> **Instructions to follow**
Images must not appear in your copy; reproduce every other part of the records exactly.
● ● ● ●
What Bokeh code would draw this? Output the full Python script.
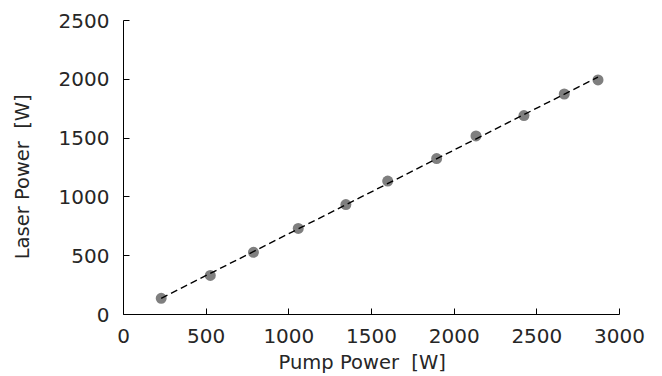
import numpy as np
from bokeh.plotting import figure
from bokeh.models import Range1d, FixedTicker
from bokeh.embed import file_html
from bokeh.resources import INLINE

pump_power = [228, 525, 786, 1057, 1345, 1598, 1894, 2132, 2422, 2666, 2870]
laser_power = [138, 332, 529, 732, 935, 1135, 1326, 1518, 1692, 1875, 1995]
x_ticks = [0, 500, 1000, 1500, 2000, 2500, 3000]
y_ticks = [0, 500, 1000, 1500, 2000, 2500]
x_title = "Pump Power\u00a0\u00a0[W]\u00a0\u00a0\u00a0"
y_title = "Laser Power\u00a0\u00a0[W]\u00a0\u00a0\u00a0"

FONT = "DejaVu Sans"
TXT = "#262626"

p = figure(width=662, height=376, output_backend="svg", toolbar_location=None,
           x_range=Range1d(0, 3000), y_range=Range1d(0, 2500),
           min_border_left=123, min_border_right=43, min_border_top=20, min_border_bottom=62)
p.outline_line_color = None
p.xgrid.visible = False
p.ygrid.visible = False

# linear fit of the data
k, b = np.polyfit(pump_power, laser_power, 1)
fx = [pump_power[0], pump_power[-1]]
fy = [k * v + b for v in fx]

p.scatter(pump_power, laser_power, size=11, fill_color="#7f7f7f", line_color=None)
p.line(fx, fy, line_color="black", line_width=1.4, line_dash="7 4")

for ax, ticks in ((p.xaxis, x_ticks), (p.yaxis, y_ticks)):
    ax.ticker = FixedTicker(ticks=ticks)
    ax.minor_tick_line_color = None
    ax.major_tick_in = 6
    ax.major_tick_out = 0
    ax.axis_line_color = "black"
    ax.major_tick_line_color = "black"
    ax.major_label_text_font = FONT
    ax.major_label_text_font_size = "20px"
    ax.major_label_text_color = TXT
    ax.axis_label_text_font = FONT
    ax.axis_label_text_font_size = "19.5px"
    ax.axis_label_text_font_style = "normal"
    ax.axis_label_text_color = TXT
    ax.axis_label_text_line_height = 0.8

p.xaxis.axis_label = x_title
p.yaxis.axis_label = y_title
p.xaxis.major_label_standoff = 14
p.yaxis.major_label_standoff = 14
p.xaxis.axis_label_standoff = 5
p.yaxis.axis_label_standoff = 22

open("out.html", "w").write(file_html(p, INLINE))
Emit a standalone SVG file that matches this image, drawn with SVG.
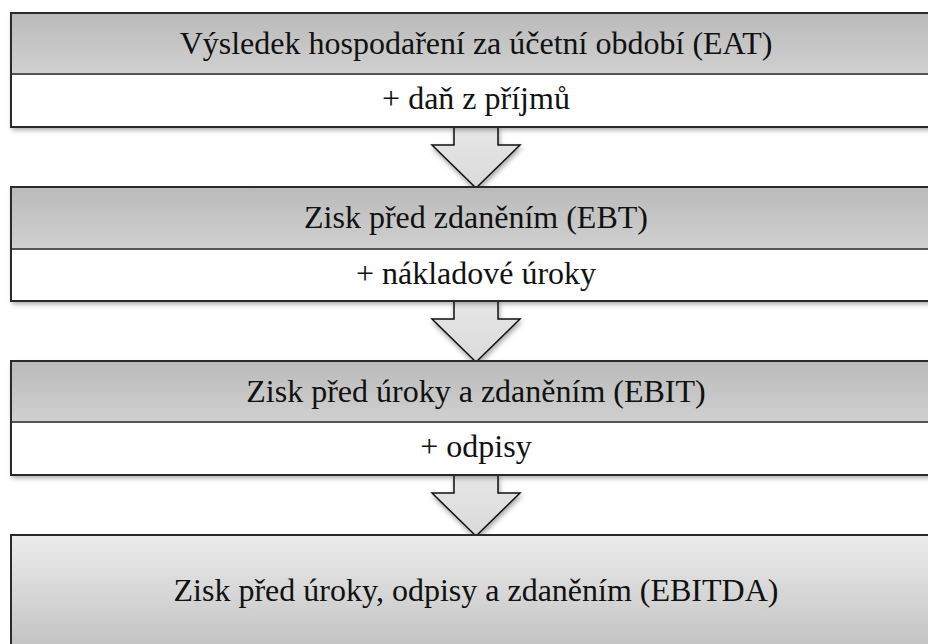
<svg xmlns="http://www.w3.org/2000/svg" width="928" height="644" viewBox="0 0 928 644">
<defs>
<linearGradient id="hdr" x1="0" y1="0" x2="0" y2="1">
<stop offset="0" stop-color="#bababa"/>
<stop offset="1" stop-color="#d0d0d0"/>
</linearGradient>
<linearGradient id="bot" x1="0" y1="0" x2="0" y2="1">
<stop offset="0" stop-color="#ececec"/>
<stop offset="1" stop-color="#c0c0c0"/>
</linearGradient>
<linearGradient id="arr" x1="0" y1="0" x2="0" y2="1">
<stop offset="0" stop-color="#e6e6e6"/>
<stop offset="1" stop-color="#dadada"/>
</linearGradient>
<filter id="sh" x="-5%" y="-20%" width="110%" height="150%">
<feDropShadow dx="1" dy="3" stdDeviation="2.5" flood-color="#000" flood-opacity="0.35"/>
</filter>
</defs>
<style>
.t{font-family:'Liberation Serif','Times New Roman',serif;font-size:32px;fill:#111;text-anchor:middle}
.frame{fill:none;stroke:#2a2a2a;stroke-width:2}
.div{stroke:#555;stroke-width:2}
.arrow{fill:url(#arr);stroke:#111;stroke-width:1.5;stroke-linejoin:miter}
</style>
<rect width="928" height="644" fill="#ffffff"/>

<g id="connectors">
<polygon class="arrow" filter="url(#sh)" points="454,127 498,127 498,145 520,145 476,188 432,145 454,145"/>
<polygon class="arrow" filter="url(#sh)" points="454,301 498,301 498,319 520,319 476,362 432,319 454,319"/>
<polygon class="arrow" filter="url(#sh)" points="454,475 498,475 498,493 520,493 476,536 432,493 454,493"/>
</g>

<g id="node-eat">
<rect x="11" y="13" width="930" height="114" fill="#fff" filter="url(#sh)"/>
<rect x="11" y="13" width="930" height="61" fill="url(#hdr)"/>
<line class="div" x1="11" y1="74" x2="941" y2="74"/>
<rect class="frame" x="11" y="13" width="930" height="114"/>
<text class="t" x="476" y="54">Výsledek hospodaření za účetní období (EAT)</text>
<text class="t" x="476" y="109">+ daň z příjmů</text>
</g>

<g id="node-ebt">
<rect x="11" y="187" width="930" height="114" fill="#fff" filter="url(#sh)"/>
<rect x="11" y="187" width="930" height="62" fill="url(#hdr)"/>
<line class="div" x1="11" y1="249" x2="941" y2="249"/>
<rect class="frame" x="11" y="187" width="930" height="114"/>
<text class="t" x="476" y="228">Zisk před zdaněním (EBT)</text>
<text class="t" x="476" y="284">+ nákladové úroky</text>
</g>

<g id="node-ebit">
<rect x="11" y="361" width="930" height="114" fill="#fff" filter="url(#sh)"/>
<rect x="11" y="361" width="930" height="61" fill="url(#hdr)"/>
<line class="div" x1="11" y1="422" x2="941" y2="422"/>
<rect class="frame" x="11" y="361" width="930" height="114"/>
<text class="t" x="476" y="402">Zisk před úroky a zdaněním (EBIT)</text>
<text class="t" x="476" y="457">+ odpisy</text>
</g>

<g id="node-ebitda">
<rect x="11" y="535" width="930" height="120" fill="url(#bot)" stroke="#2a2a2a" stroke-width="2"/>
<text class="t" x="476" y="601">Zisk před úroky, odpisy a zdaněním (EBITDA)</text>
</g>
</svg>
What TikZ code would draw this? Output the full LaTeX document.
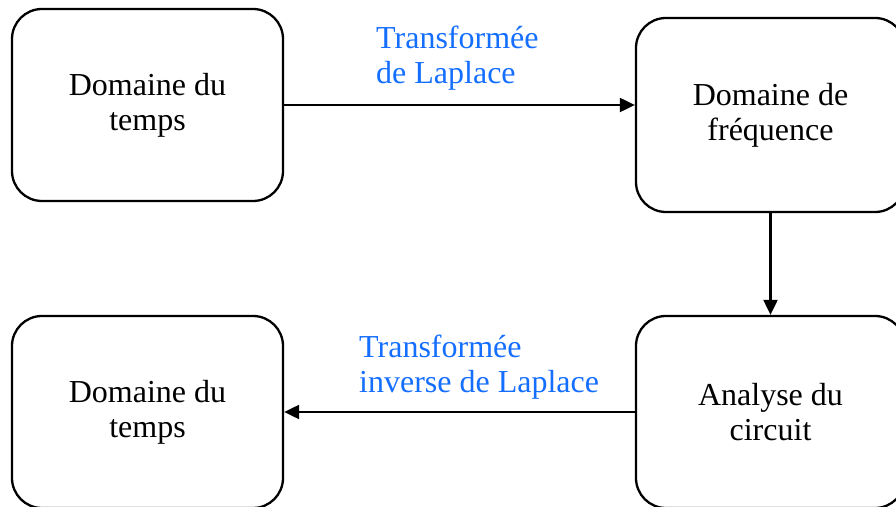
● ● ● ●
> **Result for this exercise**
What Bokeh code would draw this? Output the full Python script.
import numpy as np
from bokeh.plotting import figure
from bokeh.models import Range1d, FixedTicker
from bokeh.embed import file_html
from bokeh.resources import INLINE

pump_power = [228, 525, 786, 1057, 1345, 1598, 1894, 2132, 2422, 2666, 2870]
laser_power = [138, 332, 529, 732, 935, 1135, 1326, 1518, 1692, 1875, 1995]
x_ticks = [0, 500, 1000, 1500, 2000, 2500, 3000]
y_ticks = [0, 500, 1000, 1500, 2000, 2500]
x_title = "Pump Power\u00a0\u00a0[W]\u00a0\u00a0\u00a0"
y_title = "Laser Power\u00a0\u00a0[W]\u00a0\u00a0\u00a0"

FONT = "DejaVu Sans"
TXT = "#262626"

p = figure(width=662, height=376, output_backend="svg", toolbar_location=None,
           x_range=Range1d(0, 3000), y_range=Range1d(0, 2500),
           min_border_left=123, min_border_right=43, min_border_top=20, min_border_bottom=62)
p.outline_line_color = None
p.xgrid.visible = False
p.ygrid.visible = False

# linear fit of the data
k, b = np.polyfit(pump_power, laser_power, 1)
fx = [pump_power[0], pump_power[-1]]
fy = [k * v + b for v in fx]

p.scatter(pump_power, laser_power, size=11, fill_color="#7f7f7f", line_color=None)
p.line(fx, fy, line_color="black", line_width=1.4, line_dash="7 4")

for ax, ticks in ((p.xaxis, x_ticks), (p.yaxis, y_ticks)):
    ax.ticker = FixedTicker(ticks=ticks)
    ax.minor_tick_line_color = None
    ax.major_tick_in = 6
    ax.major_tick_out = 0
    ax.axis_line_color = "black"
    ax.major_tick_line_color = "black"
    ax.major_label_text_font = FONT
    ax.major_label_text_font_size = "20px"
    ax.major_label_text_color = TXT
    ax.axis_label_text_font = FONT
    ax.axis_label_text_font_size = "19.5px"
    ax.axis_label_text_font_style = "normal"
    ax.axis_label_text_color = TXT
    ax.axis_label_text_line_height = 0.8

p.xaxis.axis_label = x_title
p.yaxis.axis_label = y_title
p.xaxis.major_label_standoff = 14
p.yaxis.major_label_standoff = 14
p.xaxis.axis_label_standoff = 5
p.yaxis.axis_label_standoff = 22

open("out.html", "w").write(file_html(p, INLINE))
Emit a standalone SVG file that matches this image, drawn with SVG.
<svg xmlns="http://www.w3.org/2000/svg" width="928" height="644" viewBox="0 0 928 644">
<defs>
<linearGradient id="hdr" x1="0" y1="0" x2="0" y2="1">
<stop offset="0" stop-color="#bababa"/>
<stop offset="1" stop-color="#d0d0d0"/>
</linearGradient>
<linearGradient id="bot" x1="0" y1="0" x2="0" y2="1">
<stop offset="0" stop-color="#ececec"/>
<stop offset="1" stop-color="#c0c0c0"/>
</linearGradient>
<linearGradient id="arr" x1="0" y1="0" x2="0" y2="1">
<stop offset="0" stop-color="#e6e6e6"/>
<stop offset="1" stop-color="#dadada"/>
</linearGradient>
<filter id="sh" x="-5%" y="-20%" width="110%" height="150%">
<feDropShadow dx="1" dy="3" stdDeviation="2.5" flood-color="#000" flood-opacity="0.35"/>
</filter>
</defs>
<style>
.t{font-family:'Liberation Serif','Times New Roman',serif;font-size:32px;fill:#111;text-anchor:middle}
.frame{fill:none;stroke:#2a2a2a;stroke-width:2}
.div{stroke:#555;stroke-width:2}
.arrow{fill:url(#arr);stroke:#111;stroke-width:1.5;stroke-linejoin:miter}
</style>
<rect width="928" height="644" fill="#ffffff"/>

<g id="connectors">
<polygon class="arrow" filter="url(#sh)" points="454,127 498,127 498,145 520,145 476,188 432,145 454,145"/>
<polygon class="arrow" filter="url(#sh)" points="454,301 498,301 498,319 520,319 476,362 432,319 454,319"/>
<polygon class="arrow" filter="url(#sh)" points="454,475 498,475 498,493 520,493 476,536 432,493 454,493"/>
</g>

<g id="node-eat">
<rect x="11" y="13" width="930" height="114" fill="#fff" filter="url(#sh)"/>
<rect x="11" y="13" width="930" height="61" fill="url(#hdr)"/>
<line class="div" x1="11" y1="74" x2="941" y2="74"/>
<rect class="frame" x="11" y="13" width="930" height="114"/>
<text class="t" x="476" y="54">Výsledek hospodaření za účetní období (EAT)</text>
<text class="t" x="476" y="109">+ daň z příjmů</text>
</g>

<g id="node-ebt">
<rect x="11" y="187" width="930" height="114" fill="#fff" filter="url(#sh)"/>
<rect x="11" y="187" width="930" height="62" fill="url(#hdr)"/>
<line class="div" x1="11" y1="249" x2="941" y2="249"/>
<rect class="frame" x="11" y="187" width="930" height="114"/>
<text class="t" x="476" y="228">Zisk před zdaněním (EBT)</text>
<text class="t" x="476" y="284">+ nákladové úroky</text>
</g>

<g id="node-ebit">
<rect x="11" y="361" width="930" height="114" fill="#fff" filter="url(#sh)"/>
<rect x="11" y="361" width="930" height="61" fill="url(#hdr)"/>
<line class="div" x1="11" y1="422" x2="941" y2="422"/>
<rect class="frame" x="11" y="361" width="930" height="114"/>
<text class="t" x="476" y="402">Zisk před úroky a zdaněním (EBIT)</text>
<text class="t" x="476" y="457">+ odpisy</text>
</g>

<g id="node-ebitda">
<rect x="11" y="535" width="930" height="120" fill="url(#bot)" stroke="#2a2a2a" stroke-width="2"/>
<text class="t" x="476" y="601">Zisk před úroky, odpisy a zdaněním (EBITDA)</text>
</g>
</svg>
What TikZ code would draw this? Output the full LaTeX document.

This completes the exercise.